Supreme Court rejects CJ chairman’s sentence
The decision boosted the possibility that Lee’s punishment will be lighter after the retrial.
Korea’s highest court said on Thursday that both the first sentence and the appeal court’s verdict were made in error because they applied the wrong law to justify Lee’s sentence.
“The original ruling misinterpreted the principles of law because it concluded that Lee’s business malpractices were economic crimes that are given additional punishment,” Justice Kim Chang-seok said. “According to precedents, additional punishments aren’t given when the amount of illegal benefits from the crimes can’t be calculated.”
Under the law, if a person commits certain economic crimes, such as fraud, intimidation, embezzlement and other business malpractices, and the illicit benefit from the crime exceeds 500 million won, he or she is given at least three years in jail. If the amount is more than 5 billion won, the criminal is given at least five years in jail, plus a fine less than the amount of the benefit.
Lee was detained and prosecuted in July 2013 for allegedly evading 54.6 billion won in taxes and embezzling 71.9 billion won from his company by operating a slush fund and trading stock in the name of shell companies in Korea and abroad. At the same time, he was also indicted for business malpractices that are believed to have cost financial damage of 39.2 billion won to CJ’s affiliate in Japan.
In the first trial, the judges found Lee guilty of 26 billion won in tax evasion, 60.3 billion won in embezzlement and business malpractice that adds up to 36.2 billion won and sentenced him to four years in prison and a 26 billion won fine.
The appeals court reduced the punishment to three years in prison and a fine of 25.1 billion won, as it found him guilty of 25.1 billion won in tax evasion, 11.5 won of embezzlement and business malpractices that amounted to 30.9 billion won.
The high court admitted that Lee spent most of the embezzled money on the company, not on himself.
The Supreme Court on Thursday upheld the high court’s decision on Lee’s tax evasion and embezzlement convictions, but raised a question about the scope of the business malpractices.
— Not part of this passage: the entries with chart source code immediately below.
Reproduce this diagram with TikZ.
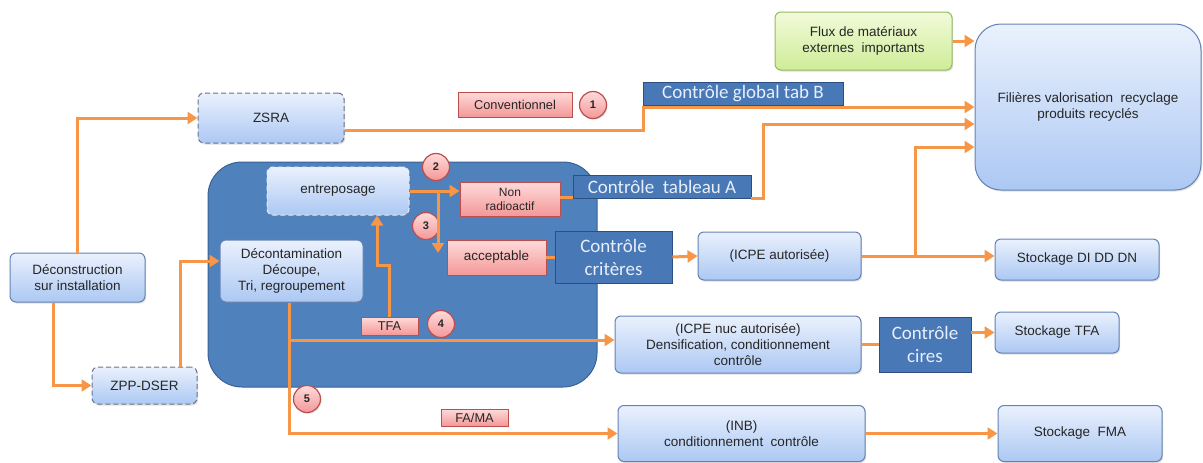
\documentclass[tikz,border=0pt]{standalone}
\usepackage{fontspec}
\setmainfont{Liberation Sans}
\newfontfamily\calib{Carlito}
\usepackage{tikz}
\usetikzlibrary{arrows.meta, shadows}
\definecolor{flow}{RGB}{247,150,70}
\definecolor{boxedge}{RGB}{100,130,180}
\definecolor{boxtop}{RGB}{234,241,253}
\definecolor{boxbot}{RGB}{172,200,243}
\definecolor{dashgray}{RGB}{105,115,135}
\definecolor{sitefill}{RGB}{79,129,189}
\definecolor{siteedge}{RGB}{58,98,148}
\definecolor{ctrlfill}{RGB}{72,120,182}
\definecolor{ctrledge}{RGB}{44,78,128}
\definecolor{ctrltext}{RGB}{232,239,250}
\definecolor{tagtop}{RGB}{255,218,218}
\definecolor{tagbot}{RGB}{243,152,152}
\definecolor{tagedge}{RGB}{188,78,78}
\definecolor{fluxtop}{RGB}{242,251,218}
\definecolor{fluxbot}{RGB}{206,236,152}
\definecolor{fluxedge}{RGB}{150,186,96}
\definecolor{txt}{RGB}{38,38,38}
\tikzset{
  block/.style={rectangle, draw=boxedge, top color=boxtop, bottom color=boxbot,
    rounded corners=6pt, line width=1pt, align=center, inner sep=0pt, text=txt,
    font=\fontsize{13.5}{16}\selectfont,
    drop shadow={opacity=0.25, shadow xshift=1.2pt, shadow yshift=-1.5pt}},
  zonebox/.style={block, draw=dashgray, dash pattern=on 5pt off 3pt},
  tag/.style={rectangle, draw=tagedge, top color=tagtop, bottom color=tagbot,
    line width=0.9pt, align=center, inner sep=0pt, text=txt,
    font=\fontsize{12.8}{14}\selectfont,
    drop shadow={opacity=0.25, shadow xshift=1pt, shadow yshift=-1.2pt}},
  ctrl/.style={rectangle, draw=ctrledge, fill=ctrlfill, text=ctrltext,
    align=center, inner sep=0pt, line width=0.9pt,
    font=\calib\fontsize{19}{23}\selectfont},
  num/.style={circle, draw=tagedge, top color=tagtop, bottom color=tagbot,
    line width=1.2pt, minimum size=27pt, inner sep=0pt, text=txt,
    font=\bfseries\fontsize{11}{11}\selectfont,
    drop shadow={opacity=0.25, shadow xshift=1pt, shadow yshift=-1.2pt}},
  arrow/.style={-{Triangle[length=10pt,width=12pt]}, line width=3pt, color=flow},
  line/.style={line width=3pt, color=flow}
}
\begin{document}
\begin{tikzpicture}[x=1pt, y=-1pt]
  \useasboundingbox (0,0) rectangle (1203,463);
  % site zone
  \draw[draw=siteedge, fill=sitefill, line width=1pt, rounded corners=34pt]
    (208,162) rectangle (597,387);

  % nodes
  \node[block, minimum width=135pt, minimum height=49pt] (decon) at (77.5,277.5) {Déconstruction\\sur installation};
  \node[zonebox, minimum width=146pt, minimum height=50pt] (zsra) at (271,118) {ZSRA};
  \node[zonebox, minimum width=105pt, minimum height=37pt] (zpp) at (144.5,385.5) {ZPP-DSER};
  \node[block, draw=white!85!sitefill, dash pattern=on 5pt off 3pt,
    minimum width=142pt, minimum height=48pt] (ent) at (338,191) {entreposage};
  \node[block, minimum width=143pt, minimum height=62pt] (decont) at (291.5,271) {Décontamination\\Découpe,\\Tri, regroupement};
  \node[tag, minimum width=100pt, minimum height=34pt, font=\fontsize{12}{14}\selectfont] (nonrad) at (510,199) {Non\\radioactif};
  \node[tag, minimum width=99pt, minimum height=35pt, font=\fontsize{13.5}{15}\selectfont] (accept) at (496.5,257.5) {acceptable};
  \node[tag, minimum width=57pt, minimum height=18pt] (tfa) at (389.5,326) {TFA};
  \node[tag, minimum width=114pt, minimum height=25pt] (conv) at (515,104.5) {Conventionnel};
  \node[tag, minimum width=67pt, minimum height=17pt] (fama) at (474.5,417.5) {FA/MA};

  \node[num] (n1) at (593,105) {1};
  \node[num] (n2) at (436,167) {2};
  \node[num] (n3) at (426,226) {3};
  \node[num] (n4) at (441,324) {4};
  \node[num] (n5) at (307,399) {5};

  \node[ctrl, minimum width=200pt, minimum height=23pt] (ctrlB) at (743,93.5) {Contrôle global tab B};
  \node[ctrl, minimum width=178pt, minimum height=23pt] (ctrlA) at (662,186.5) {Contrôle\ \ tableau A};
  \node[ctrl, minimum width=117pt, minimum height=52pt] (ctrlCrit) at (613.5,257) {Contrôle\\critères};
  \node[ctrl, minimum width=92pt, minimum height=55pt] (ctrlCires) at (925,344.5) {Contrôle\\cires};

  \node[block, minimum width=163pt, minimum height=48pt] (icpe) at (779.5,256) {(ICPE autorisée)};
  \node[block, minimum width=246pt, minimum height=57pt] (icpenuc) at (738,344.5) {(ICPE nuc autorisée)\\Densification, conditionnement\\contrôle};
  \node[block, minimum width=247pt, minimum height=56pt] (inb) at (741.5,433.5) {(INB)\\conditionnement\ \ contrôle};
  \node[block, minimum width=164pt, minimum height=41pt] (stockDI) at (1077,259.5) {Stockage\ DI DD DN};
  \node[block, minimum width=124pt, minimum height=41pt] (stockTFA) at (1057,332.5) {Stockage\ TFA};
  \node[block, minimum width=164pt, minimum height=56pt] (stockFMA) at (1080,433.5) {Stockage\ \ FMA};
  \node[block, draw=fluxedge, top color=fluxtop, bottom color=fluxbot,
    minimum width=177pt, minimum height=58pt] (flux) at (863.5,41) {Flux de matériaux\\externes\ \ importants};
  \node[block, rounded corners=26pt, minimum width=226pt, minimum height=166pt] (fil) at (1088,107) {Filières valorisation\ \ recyclage\\produits recyclés};

  % bends
  \coordinate (kB) at (643,107);
  \coordinate (kA) at (763,124);
  \coordinate (kI) at (915,256);
  \coordinate (kS) at (438,191);
  \coordinate (kD) at (438,253);
  \coordinate (kT) at (389.5,265);
  \coordinate (kN) at (289,340);

  % flows
  \draw[arrow] (decon.north) |- (zsra.west);
  \draw[arrow] ([xshift=-24.5pt]decon.south) |- (zpp.west);
  \draw[arrow] ([xshift=35.5pt]zpp.north) |- ([yshift=10pt]decont.west);
  \draw[arrow] ([yshift=-12pt]zsra.east) -| (kB) -- (kB -| fil.west);
  \draw[arrow] (flux.east) -- (flux.east -| fil.west);
  \draw[arrow] (ent.east) -- (ent.east -| nonrad.west);
  \draw[arrow] (kS) -- (kD);
  \draw[arrow] (tfa.north) -- (kT) -| ([xshift=39pt]ent.south);
  \draw[line] ([yshift=2pt]nonrad.east) -- ([yshift=2pt]nonrad.east -| ctrlA.west);
  \draw[arrow] (ctrlA.south east) -| (kA) -- (kA -| fil.west);
  \draw[line] (accept.east) -- (accept.east -| ctrlCrit.west);
  \draw[arrow] (ctrlCrit.east) -- (icpe.west);
  \draw[arrow] (icpe.east) -- (icpe.east -| stockDI.west);
  \draw[arrow] (kI) |- ([yshift=-40pt]fil.west);
  \draw[arrow] ([xshift=-2.5pt]decont.south) |- (inb.west);
  \draw[arrow] (kN) -- (kN -| icpenuc.west);
  \draw[line] (icpenuc.east) -- (icpenuc.east -| ctrlCires.west);
  \draw[arrow] (ctrlCires.east |- stockTFA.west) -- (stockTFA.west);
  \draw[arrow] (inb.east) -- (stockFMA.west);
\end{tikzpicture}
\end{document}
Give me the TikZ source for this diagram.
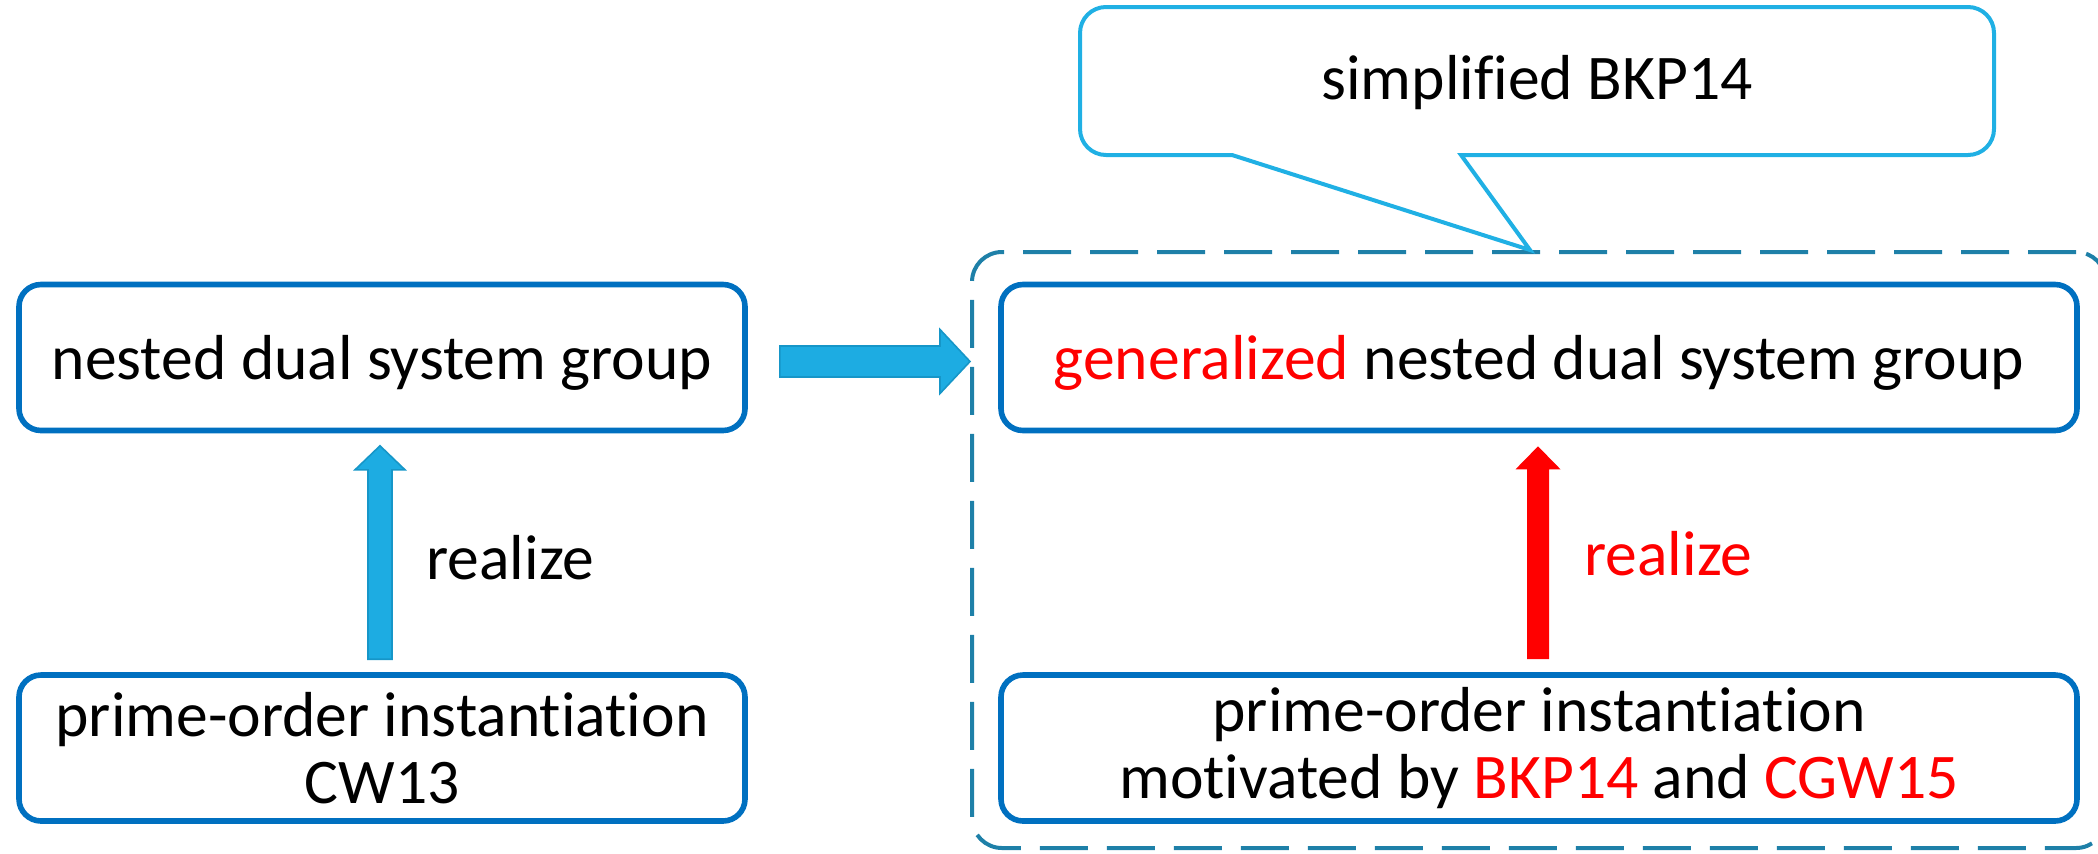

Lee is believed to have taken loans in 2006 and 2007 under the name of Pan Japan, a company owned by Lee, to buy buildings in Akasaka, Tokyo, from the Tokyo branch of Shinhan Bank. When the bank refused to give loans due to a shortage of collateral, Lee allegedly made CJ Japan stand joint surety for the loan.
The prosecution believed that Lee benefitted to the tune of about 50 billion yen ($4 million) and dealt the same amount of damage to CJ Japan.
He was declared guilty of the business malpractices in the first and second trials, and additional punishment was applied since it was one of the economic crimes that call for additional punishment.
The Supreme Court judged otherwise.
“Additional punishment can’t be applied for this case because the amount of his benefit can’t be calculated,” the Supreme Court said. “In this case, the amount of his illicit benefit can’t be calculated since the debtor, Pan Japan, was able to repay the debt.
“Pan Japan could repay the debt with the revenues from the buildings that were taken as collateral and did redeem the interest in time, which means that Pan Japan did not suffer any financial damage,” the court
However, the Supreme Court still found him guilty of business malpractice because it is still illegal to pose a threat of potential financial damages.
CJ Group welcomed the decision, particularly since Lee is in very poor health. He had a kidney transplant in August 2013 but has suffered immune rejection symptoms. He is also suffering from Charcot-Marie-Tooth disease, a genetic neurological disease.
“We respect the court’s decision,” said an official of the CJ Group on Thursday. “We are relieved that Chairman Lee got another chance to have his punishment reconsidered because he wasn’t healthy enough to stay at his father’s funeral recently.”
His father Lee Maeng-hee, the eldest son of Samsung Group’s founder Lee Byung-chul, died on Aug. 14.